The results of Hochstetter's research were published in several works. His most well-known publication is the popular travel book New Zealand, which was published in 1863 in German and 1867 in English by Cotta in Stuttgart. The following year, the Imperial Academy of Sciences in Vienna published the volume on the geology of New Zealand as part of the scientific series accompanying the Novara Expedition.

Of particular importance were the geological and topographical maps that Hochstetter produced in collaboration with the cartographer August Petermann and the Justus Perthes Geographical Institute in Gotha. Selected maps were published in Petermanns Geographische Mitteilungen, the leading journal for exploration geography at the time. Additional maps appeared in both Hochstetter’s travel book and in the official publications of the Novara Expedition.

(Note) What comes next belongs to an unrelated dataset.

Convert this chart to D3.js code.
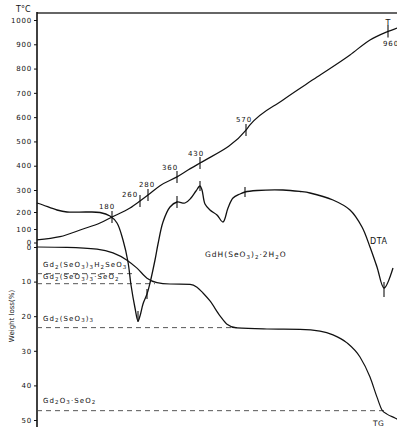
<!DOCTYPE html>
<html><head><meta charset="utf-8">
<script src="https://cdn.jsdelivr.net/npm/d3@7"></script>
<style>body{margin:0;background:#fff}svg{display:block}text{font-family:"DejaVu Sans",sans-serif;fill:#111}</style>
</head><body><svg id="c" width="397" height="427"></svg>
<script>
// ---------- data ----------
const tempTicks = [0,100,200,300,400,500,600,700,800,900,1000];
const weightTicks = [0,10,20,30,40,50];

// temperature curve T (time in arbitrary units, temperature in °C)
const timeT = [0,23,46,63,75,93,103,111,123,140,151,163,209,213,246,280,313,333,350,360];
const tempT = [20,43,100,135,171,218,250,277,318,354,382,411,547,568,671,765,856,918,951,967];

// DTA curve (arbitrary units)
const timeDTA = [0,6,20,30,50,63,73,80,86,91,94,98,101,103,106,110,113,118,121,126,133,140,148,154,159,163,165,168,173,180,186,191,196,203,208,220,246,263,273,296,313,325,333,340,347,356];
const dtaVals = [47,45,40,38,38,37.5,34,27,10,-12,-35,-58,-71,-66,-54,-44,-33,-10,6,28,43,48,47,52,59,64,60,46,40,35,28,42,52,56,58,59.5,60,58.5,57,50,40,23,3,-17,-38,-18];

// TG curve (weight loss %)
const timeTG = [0,30,60,76,90,100,110,120,133,153,160,166,173,183,190,200,230,263,283,296,310,323,333,340,345,350,358,362];
const weightTG = [0,0.1,0.6,1.7,3.8,6.1,9.0,10.3,10.7,10.8,11.6,13.3,15.6,19.9,22.3,23.4,23.7,23.8,24.3,25.4,27.7,31.8,37.6,43.4,47.1,48.3,49.4,50];

// temperature marks on the T curve
const tMarkLabels = ["180","260","280","360","430","570","960"];
const tMarkTimes = [75,103,111,140,163,209,351];
// tick marks on the DTA curve
const dtaMarkTimes = [101,110,140,163,208,347];

// intermediate phases (weight loss %)
const phaseNames = ["Gd2(SeO3)3H2SeO3","Gd2(SeO3)3·SeO2","Gd2(SeO3)3","Gd2O3·SeO2"];
const phaseLoss = [7.7,10.6,23.3,47.3];
const phaseEndTime = [98,118,200,348];

const compoundName = "GdH(SeO3)2·2H2O";

// ---------- layout ----------
const W = 397, H = 427;
const svg = d3.select("#c");
const x = d3.scaleLinear().domain([0,360]).range([37,397]);
const yT = d3.scaleLinear().domain([0,100,200,300,1000]).range([242.5,229,212,190,20]);
const yW = d3.scaleLinear().domain([0,50]).range([247,420]);
const yD = d3.scaleLinear().domain([-100,100]).range([350,150]);
const ink = "#111";

// frame
svg.append("line").attr("x1",37).attr("x2",W).attr("y1",13).attr("y2",13).attr("stroke","#333").attr("stroke-width",1.5);
svg.append("line").attr("x1",37).attr("x2",37).attr("y1",12).attr("y2",H).attr("stroke",ink).attr("stroke-width",1.6);

function styleAxis(g){
  g.select(".domain").remove();
  g.selectAll(".tick line").attr("stroke",ink).attr("stroke-width",1);
  g.selectAll(".tick text").attr("font-size",7).attr("letter-spacing",0.8).attr("fill",ink)
   .attr("font-family","DejaVu Sans, sans-serif");
}
svg.append("g").attr("transform","translate(37,0)")
  .call(d3.axisLeft(yT).tickValues(tempTicks).tickSize(3).tickPadding(2).tickFormat(d3.format("d")))
  .call(styleAxis);
svg.append("g").attr("transform","translate(37,0)")
  .call(d3.axisLeft(yW).tickValues(weightTicks).tickSize(3).tickPadding(2).tickFormat(d3.format("d")))
  .call(styleAxis);

svg.append("text").attr("x",16).attr("y",12).attr("font-size",8).text("T°C");
svg.append("text").attr("transform","translate(14,316) rotate(-90)").attr("text-anchor","middle")
  .attr("font-size",7).text("Weight loss(%)");

// chemical text with subscripts
function chem(sel, str, shift){
  let sub=false;
  for (let i=0;i<str.length;i++){
    const c=str[i];
    const isDigit=/[0-9]/.test(c);
    const prev=i>0?str[i-1]:"";
    const subscript=isDigit && /[A-Za-z)\]]/.test(prev) || (isDigit && sub && /[0-9]/.test(prev));
    const t=sel.append("tspan").text(c);
    if (subscript && !sub){ t.attr("dy",shift).attr("font-size",5.5); sub=true; }
    else if (subscript && sub){ t.attr("font-size",5.5); }
    else if (!subscript && sub){ t.attr("dy",-shift); sub=false; }
  }
}

// phase dashed lines
phaseLoss.forEach((p,i)=>{
  svg.append("line").attr("x1",37).attr("x2",x(phaseEndTime[i]))
    .attr("y1",yW(p)).attr("y2",yW(p))
    .attr("stroke","#444").attr("stroke-width",0.9).attr("stroke-dasharray","5,4");
});
const phaseLabelY = [-6.5,-4.2,-7,-8];
phaseNames.forEach((n,i)=>{
  const t=svg.append("text").attr("x",43).attr("y",yW(phaseLoss[i])+phaseLabelY[i])
    .attr("font-size",7).attr("letter-spacing",1.1);
  chem(t,n,1.5);
});

// curves
const lineT = d3.line().x((d,i)=>x(timeT[i])).y(d=>yT(d)).curve(d3.curveMonotoneX);
svg.append("path").attr("d",lineT(tempT)).attr("fill","none").attr("stroke",ink).attr("stroke-width",1.2);

const lineD = d3.line().x((d,i)=>x(timeDTA[i])).y(d=>yD(d)).curve(d3.curveCatmullRom.alpha(0.5));
svg.append("path").attr("d",lineD(dtaVals)).attr("fill","none").attr("stroke",ink).attr("stroke-width",1.3);

const lineW = d3.line().x((d,i)=>x(timeTG[i])).y(d=>yW(d)).curve(d3.curveMonotoneX);
svg.append("path").attr("d",lineW(weightTG)).attr("fill","none").attr("stroke",ink).attr("stroke-width",1.2);

// T markers
const tempAt = d3.scaleLinear().domain(timeT).range(tempT);
const tLabelOff = [[-5,-8],[-10,-4],[-1,-8],[-7,-7],[-4,-7],[-2,-8],[-5,14]];
tMarkTimes.forEach((tm,i)=>{
  const px=x(tm), py=yT(tempAt(tm));
  svg.append("line").attr("x1",px).attr("x2",px).attr("y1",py-6).attr("y2",py+6).attr("stroke",ink).attr("stroke-width",1.1);
  svg.append("text").attr("x",px+tLabelOff[i][0]).attr("y",py+tLabelOff[i][1])
    .attr("text-anchor", i===6?"start":"middle").attr("font-size",7).attr("letter-spacing",0.9)
    .text(tMarkLabels[i]);
});
// DTA markers
const dtaAt = d3.scaleLinear().domain(timeDTA).range(dtaVals);
const dtaTickSpan = [[-10,1],[-5,5],[-6,6],[-5,5],[-5,5],[-6,9]];
dtaMarkTimes.forEach((tm,i)=>{
  const px=x(tm), py=yD(dtaAt(tm));
  svg.append("line").attr("x1",px).attr("x2",px).attr("y1",py+dtaTickSpan[i][0]).attr("y2",py+dtaTickSpan[i][1])
    .attr("stroke",ink).attr("stroke-width",1.1);
});

// curve names
svg.append("text").attr("x",x(351)).attr("y",26).attr("text-anchor","middle").attr("font-size",8).text("T");
svg.append("text").attr("x",370).attr("y",244).attr("font-size",8).attr("letter-spacing",0.5).text("DTA");
svg.append("text").attr("x",373).attr("y",426).attr("font-size",7.5).attr("letter-spacing",0.5).text("TG");
const cn = svg.append("text").attr("x",205).attr("y",257).attr("font-size",7.5).attr("letter-spacing",1);
chem(cn, compoundName, 2);
</script>
</body></html>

In 1863, all maps were compiled into a geological-topographical atlas, edited jointly with Petermann. This work is regarded as the first atlas of New Zealand. An English edition of the atlas was printed 1864 in Gotha for a publisher in Auckland.

==Personal life==
He was born at Esslingen, Württemberg, the son of Christian Ferdinand Friedrich Hochstetter (1787–1860) and his second wife, Sophie Orth. Christian Ferdinand was a clergyman and Professor at Bonn, who was also a botanist and mineralogist. In 1861 von Hochstetter married Georgiana Bengough, daughter of John Egbert Bengough, an Englishman who was director of the Vienna city gasworks. They went on to have eight children. A good deal is known of his personal life through his documented correspondence with friend and colleague Julius von Haast He died in Oberdöbling near Vienna, at age 55 from complications of diabetes.

==Legacy==
The Geoscience Society of New Zealand holds an annual lecture named in von Hochstetter's honour.

===Taxonomy===
New Zealand's endemic Hochstetter's frog, Leiopelma hochstetteri, is named after Ferdinand. Several other species bear his name in their scientific names, including the takahē, Porphyrio hochstetteri, and Powelliphanta hochstetteri, a species (with five subspecies) of New Zealand's giant carnivorous land snails.

===Geography===
Hochstetter Peak on Trinity Peninsula in Antarctica is named after Hochstetter, as are New Zealand's Mount Hochstetter (West Coast Region), Lake Hochstetter and the Hochstetter Dome and Hochstetter Icefall close to the Tasman Glacier.

===Geology===
The rock type dunite was named by Ferdinand von Hochstetter in 1859, after Dun Mountain near Nelson, New Zealand.

==Publications==
- Karlsbad, seine geognostischen Verhältnisse und seine Quellen (1858)
- Neu-Seeland (1863); published in English as "New Zealand: its physical geography, geology, and natural history: with special reference to the results of government expeditions in the provinces of Auckland and Nelson by Dr. Ferdinand von Hochstetter; Translated from the German Original published in 1863 by Edward Sauter... with additions up to 1866 by the author etc." (1867)
- Geological and Topographical Atlas of New Zealand (1864)
- The geology of New Zealand: in explanation of the geographical and topographical atlas of New Zealand (1864)
- Über das Erdbeben in Peru am 13. August 1868 und die dadurch veranlassten Fluthwellen im Pacifischen Ocean, namentlich an den Küsten von Chili und von Neu-Seeland (1868).
- Leitfaden der Mineralogie and Geologie (with A Bisching) (1876, ed. 8, 1890).